• **Written request**
In the lines below, output everything from the first line through the line containing "m.set_zorder(3)" exactly as it is. Pictures are not part of the output.

• **Data excerpt**
####################

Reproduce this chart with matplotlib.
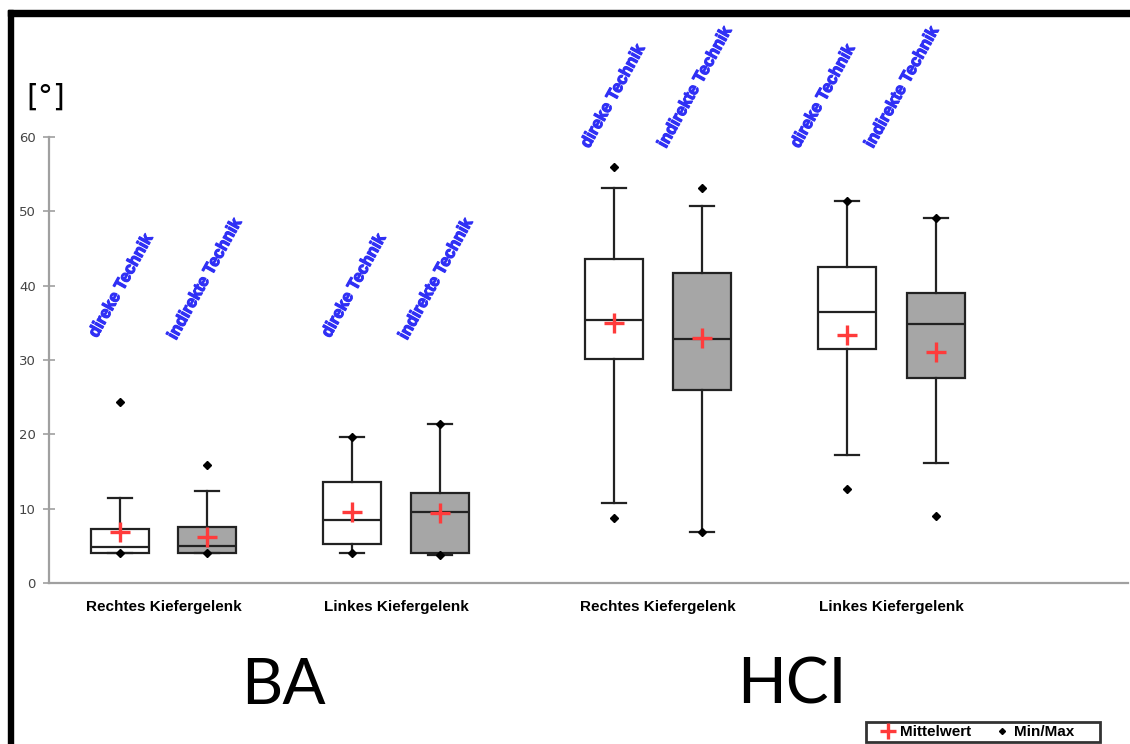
import matplotlib.pyplot as plt
import matplotlib.patheffects as pe
from matplotlib.patches import Rectangle

# five-number summaries (degrees)
groups = ['Rechtes Kiefergelenk', 'Linkes Kiefergelenk',
          'Rechtes Kiefergelenk', 'Linkes Kiefergelenk']
techniques = ['direke Technik', 'indirekte Technik'] * 4
q1 = [4.0, 4.0, 5.2, 4.1, 30.1, 26.0, 31.5, 27.6]
med = [4.8, 5.0, 8.5, 9.6, 35.4, 32.8, 36.4, 34.9]
q3 = [7.3, 7.5, 13.6, 12.1, 43.6, 41.7, 42.5, 39.0]
whislo = [4.0, 4.0, 4.0, 3.8, 10.8, 6.9, 17.2, 16.2]
whishi = [11.4, 12.4, 19.7, 21.4, 53.2, 50.7, 51.4, 49.1]
means = [6.9, 6.2, 9.5, 9.4, 35.0, 33.0, 33.4, 31.1]
vmin = [4.0, 4.0, 4.0, 3.8, 8.8, 6.9, 12.7, 9.0]
vmax = [24.4, 15.9, 19.7, 21.4, 55.9, 53.2, 51.4, 49.1]

# layout (axis units ~ pixels)
positions = [71, 158, 303, 391, 565, 653, 798, 887]
group_pos = [114.5, 347, 609, 842.5]
label_xy = [(48, 32.9), (127, 32.6), (281, 32.9), (358, 32.6),
            (540, 58.4), (617, 58.4), (750, 58.4), (824, 58.4)]
fills = ['white', '#a6a6a6'] * 4

fig = plt.figure(figsize=(11.3, 7.44), dpi=100)
ax = fig.add_axes([49 / 1130, 1 - 583 / 744, 1079 / 1130, 446 / 744])

stats = []
for i in range(len(q1)):
    stats.append(dict(q1=q1[i], med=med[i], q3=q3[i], whislo=whislo[i],
                      whishi=whishi[i], mean=means[i], fliers=[]))

bp = ax.bxp(stats, positions=positions, widths=58, capwidths=24,
            patch_artist=True, showmeans=False,
            boxprops=dict(linewidth=1.6, edgecolor='#222222'),
            medianprops=dict(color='#222222', linewidth=1.6),
            whiskerprops=dict(color='#222222', linewidth=1.6),
            capprops=dict(color='#222222', linewidth=1.6))
for patch, c in zip(bp['boxes'], fills):
    patch.set_facecolor(c)
for m in bp['medians']:
    m.set_zorder(3)

ax.plot(positions, means, linestyle='none', marker='+', markersize=14,
        markeredgewidth=2.4, color='#ff3b3b', zorder=5, label='Mittelwert')
ax.plot(positions + positions, vmin + vmax, linestyle='none', marker='D',
        markersize=3.8, color='black', zorder=6, label='Min/Max')

for (x, y), t in zip(label_xy, techniques):
    ax.text(x, y, t, rotation=61, rotation_mode='anchor', ha='left',
            va='baseline', color='#3030f5', fontsize=12, fontweight='bold',
            family='Liberation Sans', clip_on=False,
            path_effects=[pe.withStroke(linewidth=0.9, foreground='#3030f5')])

ax.set_xlim(0, 1079)
ax.set_ylim(0, 60)
ax.set_yticks([0, 10, 20, 30, 40, 50, 60])
ax.set_xticks(group_pos)
ax.set_xticklabels(groups, fontsize=11, fontweight='bold', family='Liberation Sans')
ax.tick_params(axis='x', length=0, pad=12)
ax.tick_params(axis='y', direction='inout', length=9, width=1.2,
               color='#a0a0a0', labelcolor='#444444', labelsize=9.5, pad=5)
for s in ['top', 'right']:
    ax.spines[s].set_visible(False)
for s in ['left', 'bottom']:
    ax.spines[s].set_color('#a0a0a0')
    ax.spines[s].set_linewidth(1.6)

fig.text(46 / 1130, 1 - 97 / 744, '[°]', fontsize=22, ha='center', va='center')
fig.text(283 / 1130, 1 - 686 / 744, 'BA', fontsize=46, family='Lato',
         ha='center', va='center')
fig.text(792 / 1130, 1 - 686 / 744, 'HCI', fontsize=46, family='Lato',
         ha='center', va='center')

# frame bars of the original figure
fig.add_artist(Rectangle((8 / 1130, 1 - 16 / 744), 1 - 8 / 1130, 6 / 744,
                         transform=fig.transFigure, color='black'))
fig.add_artist(Rectangle((8 / 1130, 0), 5 / 1130, 1 - 10 / 744,
                         transform=fig.transFigure, color='black'))

# legend with a fixed frame like the original
fig.add_artist(Rectangle((866 / 1130, 2 / 744), 234 / 1130, 20 / 744,
                         transform=fig.transFigure, facecolor='white',
                         edgecolor='#333333', linewidth=2, zorder=9))
leg = fig.legend(loc='center', bbox_to_anchor=(978 / 1130, 12 / 744),
                 ncol=2, frameon=False, handlelength=0.8, handletextpad=0.4,
                 columnspacing=1.6, borderpad=0, markerscale=0.8,
                 prop=dict(weight='bold', family='Liberation Sans', size=11))
leg.set_zorder(10)

plt.savefig('out.png')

####################

• **Complete answer**
Reproduce this chart with matplotlib.
import matplotlib.pyplot as plt
import matplotlib.patheffects as pe
from matplotlib.patches import Rectangle

# five-number summaries (degrees)
groups = ['Rechtes Kiefergelenk', 'Linkes Kiefergelenk',
          'Rechtes Kiefergelenk', 'Linkes Kiefergelenk']
techniques = ['direke Technik', 'indirekte Technik'] * 4
q1 = [4.0, 4.0, 5.2, 4.1, 30.1, 26.0, 31.5, 27.6]
med = [4.8, 5.0, 8.5, 9.6, 35.4, 32.8, 36.4, 34.9]
q3 = [7.3, 7.5, 13.6, 12.1, 43.6, 41.7, 42.5, 39.0]
whislo = [4.0, 4.0, 4.0, 3.8, 10.8, 6.9, 17.2, 16.2]
whishi = [11.4, 12.4, 19.7, 21.4, 53.2, 50.7, 51.4, 49.1]
means = [6.9, 6.2, 9.5, 9.4, 35.0, 33.0, 33.4, 31.1]
vmin = [4.0, 4.0, 4.0, 3.8, 8.8, 6.9, 12.7, 9.0]
vmax = [24.4, 15.9, 19.7, 21.4, 55.9, 53.2, 51.4, 49.1]

# layout (axis units ~ pixels)
positions = [71, 158, 303, 391, 565, 653, 798, 887]
group_pos = [114.5, 347, 609, 842.5]
label_xy = [(48, 32.9), (127, 32.6), (281, 32.9), (358, 32.6),
            (540, 58.4), (617, 58.4), (750, 58.4), (824, 58.4)]
fills = ['white', '#a6a6a6'] * 4

fig = plt.figure(figsize=(11.3, 7.44), dpi=100)
ax = fig.add_axes([49 / 1130, 1 - 583 / 744, 1079 / 1130, 446 / 744])

stats = []
for i in range(len(q1)):
    stats.append(dict(q1=q1[i], med=med[i], q3=q3[i], whislo=whislo[i],
                      whishi=whishi[i], mean=means[i], fliers=[]))

bp = ax.bxp(stats, positions=positions, widths=58, capwidths=24,
            patch_artist=True, showmeans=False,
            boxprops=dict(linewidth=1.6, edgecolor='#222222'),
            medianprops=dict(color='#222222', linewidth=1.6),
            whiskerprops=dict(color='#222222', linewidth=1.6),
            capprops=dict(color='#222222', linewidth=1.6))
for patch, c in zip(bp['boxes'], fills):
    patch.set_facecolor(c)
for m in bp['medians']:
    m.set_zorder(3)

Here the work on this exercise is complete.